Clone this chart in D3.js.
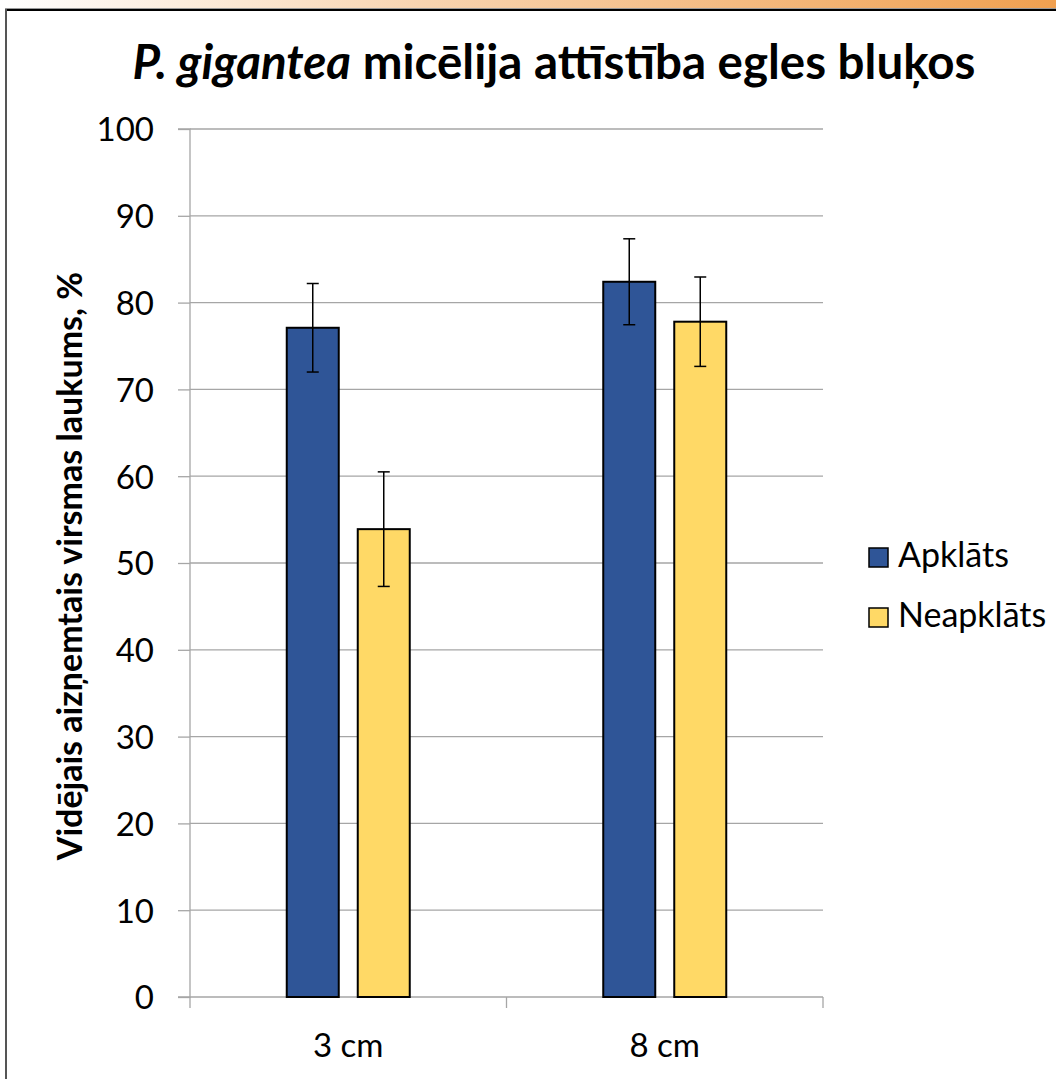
<!DOCTYPE html>
<html><head><meta charset="utf-8">
<script src="https://cdn.jsdelivr.net/npm/d3@7"></script>
<style>body{margin:0;background:#fff;}svg{display:block;}</style>
</head><body>
<script>
const categories = ["3 cm", "8 cm"];
const seriesNames = ["Apklāts", "Neapklāts"];
const apklats = [77.1, 82.4];
const neapklats = [53.9, 77.8];
const apklatsErr = [5.1, 4.95];
const neapklatsErr = [6.6, 5.15];
const yTicks = [0,10,20,30,40,50,60,70,80,90,100];
const colors = ["#2f5597", "#ffd966"];

const W = 1056, H = 1079;
const svg = d3.select("body").append("svg").attr("width", W).attr("height", H);
const font = "Lato, 'Open Sans', sans-serif";

// top gradient strip
const defs = svg.append("defs");
const g1 = defs.append("linearGradient").attr("id","strip");
g1.append("stop").attr("offset","0%").attr("stop-color","#ffffff");
g1.append("stop").attr("offset","40%").attr("stop-color","#f8d4b0");
g1.append("stop").attr("offset","100%").attr("stop-color","#f0a050");
svg.append("rect").attr("x",0).attr("y",0).attr("width",W).attr("height",8).attr("fill","url(#strip)");
svg.append("line").attr("x1",5).attr("x2",W).attr("y1",8.5).attr("y2",8.5).attr("stroke","#999");
svg.append("line").attr("x1",6).attr("x2",W).attr("y1",10).attr("y2",10).attr("stroke","#000").attr("stroke-width",2);
svg.append("line").attr("x1",6).attr("x2",6).attr("y1",9).attr("y2",H).attr("stroke","#555").attr("stroke-width",2);

const x0 = 190, x1 = 823, yTop = 129, yBot = 997;
const x = d3.scaleBand().domain(categories).range([x0, x1]);
const y = d3.scaleLinear().domain([0, 100]).range([yBot, yTop]);

// gridlines
svg.append("g").selectAll("line").data(yTicks.slice(1)).join("line")
  .attr("x1", x0).attr("x2", x1).attr("y1", d => y(d)).attr("y2", d => y(d))
  .attr("stroke", "#a6a6a6").attr("stroke-width", 1.3);

// y axis
const yAxis = d3.axisLeft(y).tickValues(yTicks).tickSize(12).tickPadding(24);
const yg = svg.append("g").attr("transform", `translate(${x0},0)`).call(yAxis);
yg.select(".domain").attr("stroke", "#a6a6a6").attr("stroke-width",1.3).attr("d", `M-12,${yTop}H0V${yBot}H-12`);
yg.selectAll(".tick line").attr("stroke", "#a6a6a6").attr("stroke-width",1.3);
yg.selectAll(".tick text").attr("font-family", font).attr("font-size", 33).attr("fill", "#000").attr("dy","0.36em");

// x axis
const xAxis = d3.axisBottom(x).tickSize(0);
const xg = svg.append("g").attr("transform", `translate(0,${yBot})`).call(xAxis);
xg.select(".domain").attr("stroke", "#a6a6a6").attr("stroke-width",1.3).attr("d", `M${x0},0H${x1}`);
xg.selectAll(".tick text").attr("font-family", font).attr("font-size", 33).attr("fill", "#000").attr("y", 60).attr("dy", 0);
// category boundary ticks
svg.append("g").selectAll("line").data([x0, x0 + x.bandwidth(), x1]).join("line")
  .attr("x1", d => d).attr("x2", d => d).attr("y1", yBot).attr("y2", yBot + 11)
  .attr("stroke", "#a6a6a6").attr("stroke-width", 1.3);

// bars
const barW = 52, innerGap = 19;
const groupW = 2 * barW + innerGap;
const seriesVals = [apklats, neapklats];
const seriesErr = [apklatsErr, neapklatsErr];
const data = [];
categories.forEach((c, i) => seriesNames.forEach((s, j) => data.push({c, s, j, v: seriesVals[j][i], e: seriesErr[j][i]})));
const bx = d => x(d.c) + x.bandwidth() / 2 - groupW / 2 + d.j * (barW + innerGap);

svg.append("g").selectAll("rect").data(data).join("rect")
  .attr("x", d => bx(d)).attr("y", d => y(d.v))
  .attr("width", barW).attr("height", d => y(0) - y(d.v))
  .attr("fill", d => colors[d.j]).attr("stroke", "#000").attr("stroke-width", 2);

// error bars
const eg = svg.append("g").attr("stroke", "#000").attr("stroke-width", 1.5);
data.forEach(d => {
  const cx = bx(d) + barW / 2;
  eg.append("line").attr("x1", cx).attr("x2", cx).attr("y1", y(d.v + d.e)).attr("y2", y(d.v - d.e));
  eg.append("line").attr("x1", cx - 6).attr("x2", cx + 6).attr("y1", y(d.v + d.e)).attr("y2", y(d.v + d.e));
  eg.append("line").attr("x1", cx - 6).attr("x2", cx + 6).attr("y1", y(d.v - d.e)).attr("y2", y(d.v - d.e));
});

// title
const t = svg.append("text").attr("x", 554).attr("y", 79).attr("text-anchor", "middle")
  .attr("font-family", font).attr("font-size", 47.5).attr("font-weight", "bold").attr("fill", "#000");
t.append("tspan").attr("font-style", "italic").text("P. gigantea");
t.append("tspan").text(" micēlija attīstība egles bluķos");

// y label
svg.append("text").attr("transform", "translate(82,566) rotate(-90)").attr("text-anchor", "middle")
  .attr("font-family", font).attr("font-size", 34).attr("font-weight", "bold").attr("fill", "#000")
  .text("Vidējais aizņemtais virsmas laukums, %");

// legend
const lg = svg.append("g").selectAll("g").data(seriesNames).join("g")
  .attr("transform", (d, i) => `translate(869,${548 + i * 60})`);
lg.append("rect").attr("width", 19).attr("height", 19).attr("fill", (d, i) => colors[i]).attr("stroke", "#000").attr("stroke-width", 1.5);
lg.append("text").attr("x", 29).attr("y", 19)
  .attr("font-family", font).attr("font-size", 34).attr("fill", "#000").text(d => d);
</script>
</body></html>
_ _ _ _ _ _ _
● STATED GOAL:
Repeat the material above verbatim. Leave the pictures behind.

● RESULT OF THIS TASK:
Clone this chart in D3.js.
<!DOCTYPE html>
<html><head><meta charset="utf-8">
<script src="https://cdn.jsdelivr.net/npm/d3@7"></script>
<style>body{margin:0;background:#fff;}svg{display:block;}</style>
</head><body>
<script>
const categories = ["3 cm", "8 cm"];
const seriesNames = ["Apklāts", "Neapklāts"];
const apklats = [77.1, 82.4];
const neapklats = [53.9, 77.8];
const apklatsErr = [5.1, 4.95];
const neapklatsErr = [6.6, 5.15];
const yTicks = [0,10,20,30,40,50,60,70,80,90,100];
const colors = ["#2f5597", "#ffd966"];

const W = 1056, H = 1079;
const svg = d3.select("body").append("svg").attr("width", W).attr("height", H);
const font = "Lato, 'Open Sans', sans-serif";

// top gradient strip
const defs = svg.append("defs");
const g1 = defs.append("linearGradient").attr("id","strip");
g1.append("stop").attr("offset","0%").attr("stop-color","#ffffff");
g1.append("stop").attr("offset","40%").attr("stop-color","#f8d4b0");
g1.append("stop").attr("offset","100%").attr("stop-color","#f0a050");
svg.append("rect").attr("x",0).attr("y",0).attr("width",W).attr("height",8).attr("fill","url(#strip)");
svg.append("line").attr("x1",5).attr("x2",W).attr("y1",8.5).attr("y2",8.5).attr("stroke","#999");
svg.append("line").attr("x1",6).attr("x2",W).attr("y1",10).attr("y2",10).attr("stroke","#000").attr("stroke-width",2);
svg.append("line").attr("x1",6).attr("x2",6).attr("y1",9).attr("y2",H).attr("stroke","#555").attr("stroke-width",2);

const x0 = 190, x1 = 823, yTop = 129, yBot = 997;
const x = d3.scaleBand().domain(categories).range([x0, x1]);
const y = d3.scaleLinear().domain([0, 100]).range([yBot, yTop]);

// gridlines
svg.append("g").selectAll("line").data(yTicks.slice(1)).join("line")
  .attr("x1", x0).attr("x2", x1).attr("y1", d => y(d)).attr("y2", d => y(d))
  .attr("stroke", "#a6a6a6").attr("stroke-width", 1.3);

// y axis
const yAxis = d3.axisLeft(y).tickValues(yTicks).tickSize(12).tickPadding(24);
const yg = svg.append("g").attr("transform", `translate(${x0},0)`).call(yAxis);
yg.select(".domain").attr("stroke", "#a6a6a6").attr("stroke-width",1.3).attr("d", `M-12,${yTop}H0V${yBot}H-12`);
yg.selectAll(".tick line").attr("stroke", "#a6a6a6").attr("stroke-width",1.3);
yg.selectAll(".tick text").attr("font-family", font).attr("font-size", 33).attr("fill", "#000").attr("dy","0.36em");

// x axis
const xAxis = d3.axisBottom(x).tickSize(0);
const xg = svg.append("g").attr("transform", `translate(0,${yBot})`).call(xAxis);
xg.select(".domain").attr("stroke", "#a6a6a6").attr("stroke-width",1.3).attr("d", `M${x0},0H${x1}`);
xg.selectAll(".tick text").attr("font-family", font).attr("font-size", 33).attr("fill", "#000").attr("y", 60).attr("dy", 0);
// category boundary ticks
svg.append("g").selectAll("line").data([x0, x0 + x.bandwidth(), x1]).join("line")
  .attr("x1", d => d).attr("x2", d => d).attr("y1", yBot).attr("y2", yBot + 11)
  .attr("stroke", "#a6a6a6").attr("stroke-width", 1.3);

// bars
const barW = 52, innerGap = 19;
const groupW = 2 * barW + innerGap;
const seriesVals = [apklats, neapklats];
const seriesErr = [apklatsErr, neapklatsErr];
const data = [];
categories.forEach((c, i) => seriesNames.forEach((s, j) => data.push({c, s, j, v: seriesVals[j][i], e: seriesErr[j][i]})));
const bx = d => x(d.c) + x.bandwidth() / 2 - groupW / 2 + d.j * (barW + innerGap);

svg.append("g").selectAll("rect").data(data).join("rect")
  .attr("x", d => bx(d)).attr("y", d => y(d.v))
  .attr("width", barW).attr("height", d => y(0) - y(d.v))
  .attr("fill", d => colors[d.j]).attr("stroke", "#000").attr("stroke-width", 2);

// error bars
const eg = svg.append("g").attr("stroke", "#000").attr("stroke-width", 1.5);
data.forEach(d => {
  const cx = bx(d) + barW / 2;
  eg.append("line").attr("x1", cx).attr("x2", cx).attr("y1", y(d.v + d.e)).attr("y2", y(d.v - d.e));
  eg.append("line").attr("x1", cx - 6).attr("x2", cx + 6).attr("y1", y(d.v + d.e)).attr("y2", y(d.v + d.e));
  eg.append("line").attr("x1", cx - 6).attr("x2", cx + 6).attr("y1", y(d.v - d.e)).attr("y2", y(d.v - d.e));
});

// title
const t = svg.append("text").attr("x", 554).attr("y", 79).attr("text-anchor", "middle")
  .attr("font-family", font).attr("font-size", 47.5).attr("font-weight", "bold").attr("fill", "#000");
t.append("tspan").attr("font-style", "italic").text("P. gigantea");
t.append("tspan").text(" micēlija attīstība egles bluķos");

// y label
svg.append("text").attr("transform", "translate(82,566) rotate(-90)").attr("text-anchor", "middle")
  .attr("font-family", font).attr("font-size", 34).attr("font-weight", "bold").attr("fill", "#000")
  .text("Vidējais aizņemtais virsmas laukums, %");

// legend
const lg = svg.append("g").selectAll("g").data(seriesNames).join("g")
  .attr("transform", (d, i) => `translate(869,${548 + i * 60})`);
lg.append("rect").attr("width", 19).attr("height", 19).attr("fill", (d, i) => colors[i]).attr("stroke", "#000").attr("stroke-width", 1.5);
lg.append("text").attr("x", 29).attr("y", 19)
  .attr("font-family", font).attr("font-size", 34).attr("fill", "#000").text(d => d);
</script>
</body></html>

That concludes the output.